CI/CD for Web Scrapers - Deployment

Set up continuous integration and deployment for your web scrapers using GitHub Actions with automated testing and deployment.

Scrapers break when websites change their structure. A CI/CD pipeline catches these breakages early by running tests automatically and deploying updates with confidence.

What to Test in a Scraper

Test Type	What It Catches
Unit tests	Parsing logic bugs after code changes
Integration tests	Site structure changes that break selectors
Smoke tests	Complete pipeline failures
Schema validation	Missing or malformed data fields

Writing Testable Scraper Code

Separate fetching from parsing so you can test parsing independently:

# scraper.py
import requests
from bs4 import BeautifulSoup
from dataclasses import dataclass

@dataclass
class Product:
    name: str
    price: float
    url: str

def fetch_page(url: str) -> str:
    """Fetch a URL and return HTML."""
    response = requests.get(url, timeout=30)
    response.raise_for_status()
    return response.text

def parse_products(html: str) -> list[Product]:
    """Parse product data from HTML."""
    soup = BeautifulSoup(html, "html.parser")
    products = []
    for item in soup.select(".product-card"):
        name = item.select_one(".product-name")
        price = item.select_one(".product-price")
        link = item.select_one("a")
        if name and price and link:
            products.append(Product(
                name=name.text.strip(),
                price=float(price.text.strip().replace("$", "")),
                url=link.get("href", ""),
            ))
    return products

# test_scraper.py
import pytest
from scraper import parse_products, Product

SAMPLE_HTML = """
<div class="product-card">
    <a href="/product/1">
        <span class="product-name">Widget A</span>
        <span class="product-price">$29.99</span>
    </a>
</div>
<div class="product-card">
    <a href="/product/2">
        <span class="product-name">Widget B</span>
        <span class="product-price">$49.99</span>
    </a>
</div>
"""

def test_parse_products():
    products = parse_products(SAMPLE_HTML)
    assert len(products) == 2
    assert products[0].name == "Widget A"
    assert products[0].price == 29.99
    assert products[1].url == "/product/2"
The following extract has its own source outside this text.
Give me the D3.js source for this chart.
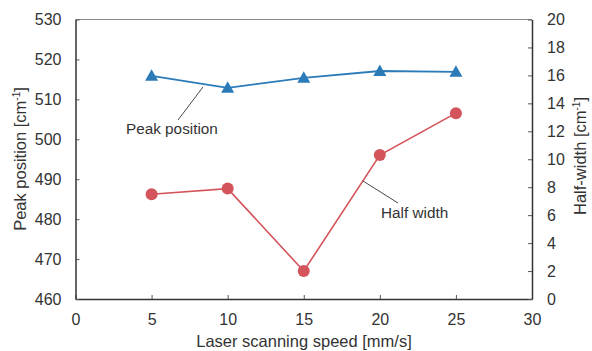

def test_parse_empty_html():
    products = parse_products("<html><body></body></html>")
    assert len(products) == 0

def test_product_schema():
    products = parse_products(SAMPLE_HTML)
    for p in products:
        assert isinstance(p.name, str) and len(p.name) > 0
        assert isinstance(p.price, float) and p.price > 0
        assert p.url.startswith("/")

GitHub Actions Workflow

# .github/workflows/scraper-ci.yml
name: Scraper CI/CD

on:
  push:
    branches: [main]
  pull_request:
    branches: [main]
  schedule:
    # Run integration tests daily to detect site changes
    - cron: "0 8 * * *"

jobs:
  test:
    runs-on: ubuntu-latest
    steps:
      - uses: actions/checkout@v4

      - name: Set up Python
        uses: actions/setup-python@v5
        with:
          python-version: "3.12"

      - name: Install dependencies
        run: |
          pip install -r requirements.txt
          pip install pytest

      - name: Run unit tests
        run: pytest tests/ -v

      - name: Run smoke test
        run: python -c "from scraper import fetch_page; print('Smoke test passed')"

  deploy:
    needs: test
    runs-on: ubuntu-latest
    if: github.ref == 'refs/heads/main' && github.event_name == 'push'
    steps:
      - uses: actions/checkout@v4

      - name: Deploy to VPS
        uses: appleboy/ssh-action@v1
        with:
          host: ${{ secrets.VPS_HOST }}
          username: scraper
          key: ${{ secrets.VPS_SSH_KEY }}
          script: |
            cd /home/scraper/my-scraper
            git pull origin main
            source venv/bin/activate
            pip install -r requirements.txt
            sudo systemctl restart scraper

Integration Test for Live Sites

Run this on a schedule to detect when a target site changes:

# tests/test_integration.py
import pytest
from scraper import fetch_page, parse_products

@pytest.mark.integration
def test_live_scrape():
    """Test against the actual live site."""
    html = fetch_page("https://target-site.com/products")
    products = parse_products(html)

    assert len(products) > 0, "No products found - site structure may have changed"
    for p in products:
        assert p.name, "Product name is empty"
        assert p.price > 0, f"Invalid price for {p.name}"

Deployment Strategies

Strategy	Complexity	Safety
Direct SSH deploy	Low	Low
Docker push + pull	Medium	Medium
Blue-green with health check	High	High

Tips

Run integration tests on a daily schedule, not just on push
Save HTML snapshots of target pages in your test fixtures
Set up Slack/email alerts when scheduled integration tests fail
Use environment variables for secrets, never commit API keys